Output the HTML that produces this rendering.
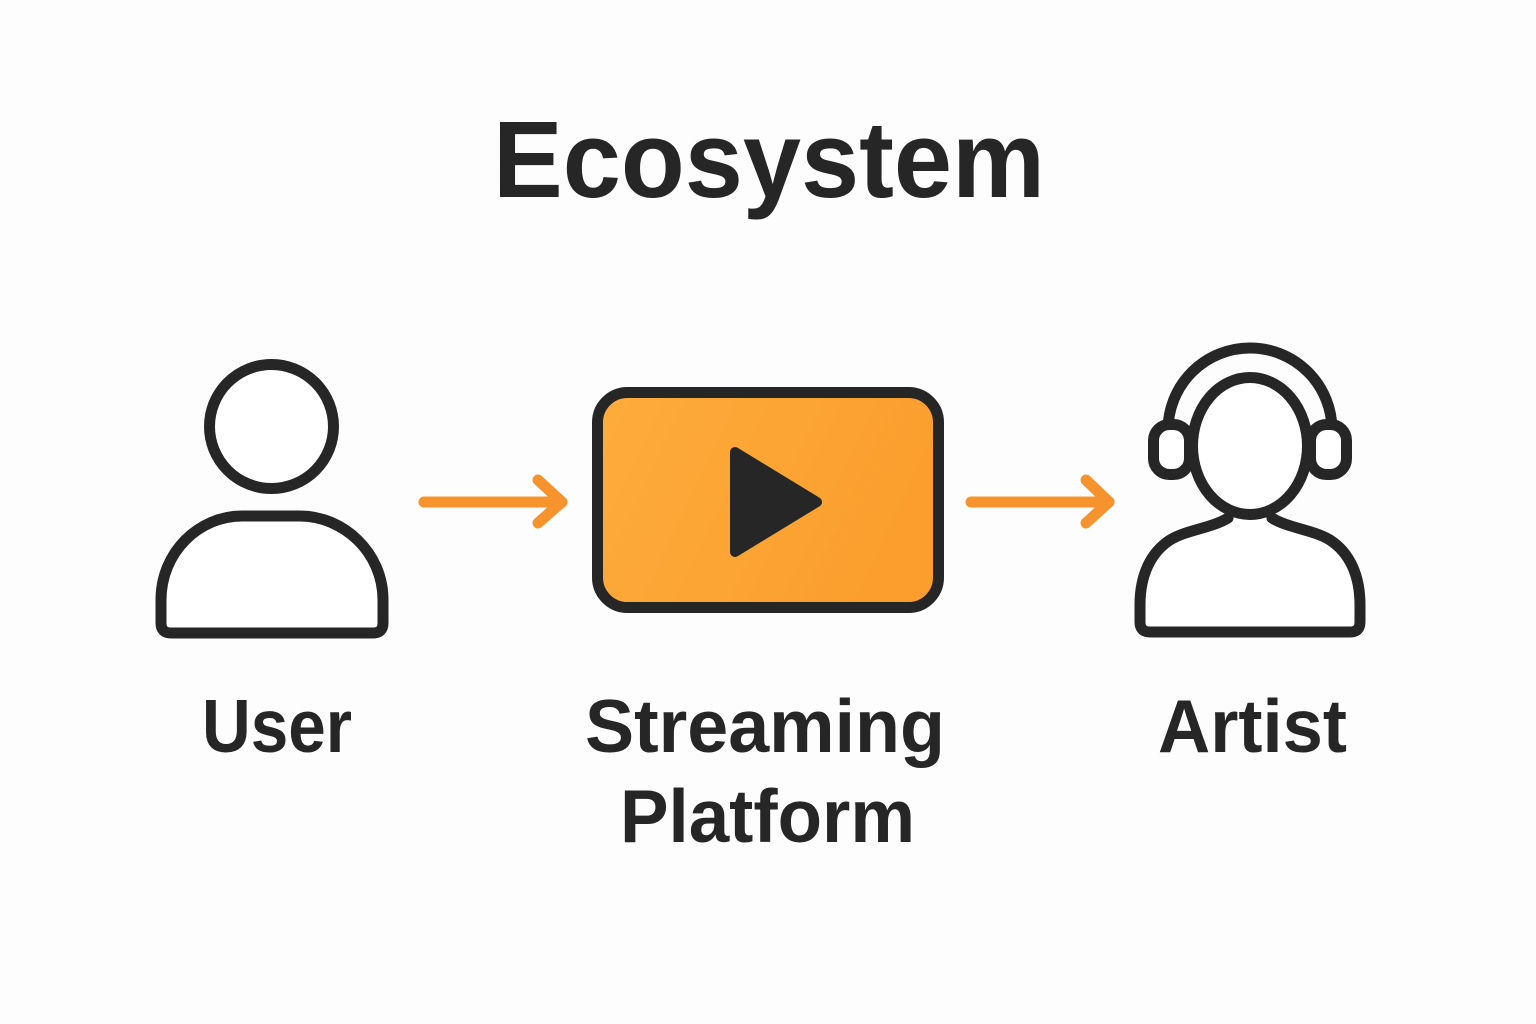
<!DOCTYPE html>
<html>
<head>
<meta charset="utf-8">
<style>
  html, body { margin: 0; padding: 0; background: #fdfdfd; }
  body { width: 1536px; height: 1024px; overflow: hidden; }
  svg { display: block; }
  text { font-family: "Liberation Sans", sans-serif; font-weight: bold; fill: #262626; }
</style>
</head>
<body>
<svg width="1536" height="1024" viewBox="0 0 1536 1024" xmlns="http://www.w3.org/2000/svg">
  <defs>
    <linearGradient id="og" x1="0" y1="0" x2="1" y2="0.3">
      <stop offset="0" stop-color="#FDAC3C"/>
      <stop offset="1" stop-color="#FB9E2E"/>
    </linearGradient>
  </defs>
  <rect width="1536" height="1024" fill="#fdfdfd"/>

  <!-- Title -->
  <text x="493" y="197" font-size="109" textLength="552" lengthAdjust="spacingAndGlyphs">Ecosystem</text>

  <!-- User icon -->
  <g fill="#ffffff" stroke="#262626" stroke-width="11" stroke-linejoin="round">
    <circle cx="271.5" cy="426.5" r="62"/>
    <path d="M171 633 L373 633 Q383 633 383 623 L383 600 C383 552 343 516 300 516 L242 516 C199 516 161 552 161 600 L161 623 Q161 633 171 633 Z"/>
  </g>

  <!-- Arrow 1 -->
  <g fill="none" stroke="#F7932C" stroke-width="11" stroke-linecap="round" stroke-linejoin="round">
    <line x1="424" y1="502" x2="562" y2="502"/>
    <polyline points="538,480 562,502 538,523"/>
  </g>

  <!-- Streaming box -->
  <rect x="597.5" y="392.5" width="341" height="215" rx="30" fill="url(#og)" stroke="#262626" stroke-width="11"/>
  <polygon points="735,452 817,502 735,552" fill="#262626" stroke="#262626" stroke-width="10" stroke-linejoin="round"/>

  <!-- Arrow 2 -->
  <g fill="none" stroke="#F7932C" stroke-width="11" stroke-linecap="round" stroke-linejoin="round">
    <line x1="971" y1="502" x2="1109" y2="502"/>
    <polyline points="1086,480 1109,502 1086,523"/>
  </g>

  <!-- Artist icon -->
  <g fill="#ffffff" stroke="#262626" stroke-width="11" stroke-linejoin="round" stroke-linecap="round">
    <!-- headband -->
    <path d="M1168 430 A82 82 0 0 1 1332 430" fill="none"/>
    <!-- earcups -->
    <rect x="1153.5" y="424.5" width="36" height="50" rx="16"/>
    <rect x="1310.5" y="424.5" width="36" height="50" rx="16"/>
    <!-- body -->
    <path d="M1228 518 C1212 528 1186 530 1170 540 C1150 553 1140 576 1140 605 L1140 622 Q1140 632 1150 632 L1350 632 Q1360 632 1360 622 L1360 605 C1360 576 1350 553 1330 540 C1314 530 1288 528 1272 518"/>
    <!-- head -->
    <ellipse cx="1250" cy="446" rx="57.5" ry="68.5"/>
  </g>

  <!-- Labels -->
  <text x="202" y="752" font-size="75" textLength="150" lengthAdjust="spacingAndGlyphs">User</text>
  <text x="585" y="752" font-size="75" textLength="360" lengthAdjust="spacingAndGlyphs">Streaming</text>
  <text x="620" y="842" font-size="75" textLength="295" lengthAdjust="spacingAndGlyphs">Platform</text>
  <text x="1158" y="752" font-size="75" textLength="189" lengthAdjust="spacingAndGlyphs">Artist</text>
</svg>
</body>
</html>
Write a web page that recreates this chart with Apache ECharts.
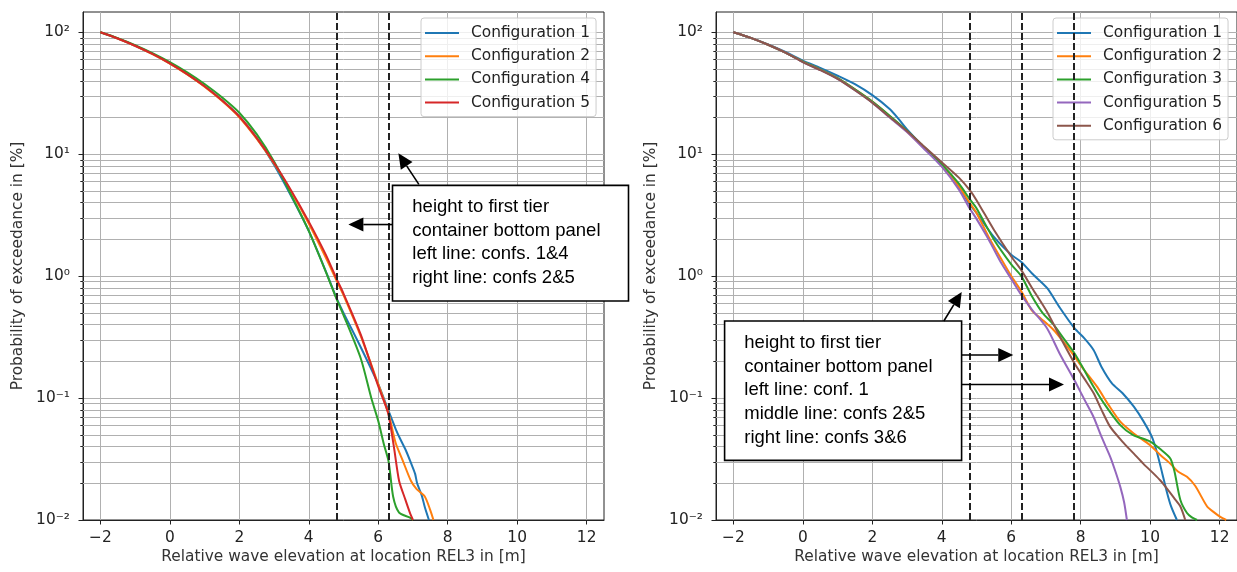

▶ **What this task involves**:
Every line is to be duplicated exactly, though pictures stay out.

▶ **Complete answer**:
Output the HTML that produces this rendering.
<!DOCTYPE html>
<html>
<head>
<meta charset="utf-8">
<style>
  html, body { margin: 0; padding: 0; background: #fdfdfd; }
  body { width: 1536px; height: 1024px; overflow: hidden; }
  svg { display: block; }
  text { font-family: "Liberation Sans", sans-serif; font-weight: bold; fill: #262626; }
</style>
</head>
<body>
<svg width="1536" height="1024" viewBox="0 0 1536 1024" xmlns="http://www.w3.org/2000/svg">
  <defs>
    <linearGradient id="og" x1="0" y1="0" x2="1" y2="0.3">
      <stop offset="0" stop-color="#FDAC3C"/>
      <stop offset="1" stop-color="#FB9E2E"/>
    </linearGradient>
  </defs>
  <rect width="1536" height="1024" fill="#fdfdfd"/>

  <!-- Title -->
  <text x="493" y="197" font-size="109" textLength="552" lengthAdjust="spacingAndGlyphs">Ecosystem</text>

  <!-- User icon -->
  <g fill="#ffffff" stroke="#262626" stroke-width="11" stroke-linejoin="round">
    <circle cx="271.5" cy="426.5" r="62"/>
    <path d="M171 633 L373 633 Q383 633 383 623 L383 600 C383 552 343 516 300 516 L242 516 C199 516 161 552 161 600 L161 623 Q161 633 171 633 Z"/>
  </g>

  <!-- Arrow 1 -->
  <g fill="none" stroke="#F7932C" stroke-width="11" stroke-linecap="round" stroke-linejoin="round">
    <line x1="424" y1="502" x2="562" y2="502"/>
    <polyline points="538,480 562,502 538,523"/>
  </g>

  <!-- Streaming box -->
  <rect x="597.5" y="392.5" width="341" height="215" rx="30" fill="url(#og)" stroke="#262626" stroke-width="11"/>
  <polygon points="735,452 817,502 735,552" fill="#262626" stroke="#262626" stroke-width="10" stroke-linejoin="round"/>

  <!-- Arrow 2 -->
  <g fill="none" stroke="#F7932C" stroke-width="11" stroke-linecap="round" stroke-linejoin="round">
    <line x1="971" y1="502" x2="1109" y2="502"/>
    <polyline points="1086,480 1109,502 1086,523"/>
  </g>

  <!-- Artist icon -->
  <g fill="#ffffff" stroke="#262626" stroke-width="11" stroke-linejoin="round" stroke-linecap="round">
    <!-- headband -->
    <path d="M1168 430 A82 82 0 0 1 1332 430" fill="none"/>
    <!-- earcups -->
    <rect x="1153.5" y="424.5" width="36" height="50" rx="16"/>
    <rect x="1310.5" y="424.5" width="36" height="50" rx="16"/>
    <!-- body -->
    <path d="M1228 518 C1212 528 1186 530 1170 540 C1150 553 1140 576 1140 605 L1140 622 Q1140 632 1150 632 L1350 632 Q1360 632 1360 622 L1360 605 C1360 576 1350 553 1330 540 C1314 530 1288 528 1272 518"/>
    <!-- head -->
    <ellipse cx="1250" cy="446" rx="57.5" ry="68.5"/>
  </g>

  <!-- Labels -->
  <text x="202" y="752" font-size="75" textLength="150" lengthAdjust="spacingAndGlyphs">User</text>
  <text x="585" y="752" font-size="75" textLength="360" lengthAdjust="spacingAndGlyphs">Streaming</text>
  <text x="620" y="842" font-size="75" textLength="295" lengthAdjust="spacingAndGlyphs">Platform</text>
  <text x="1158" y="752" font-size="75" textLength="189" lengthAdjust="spacingAndGlyphs">Artist</text>
</svg>
</body>
</html>
Write a web page that recreates this chart with Apache ECharts.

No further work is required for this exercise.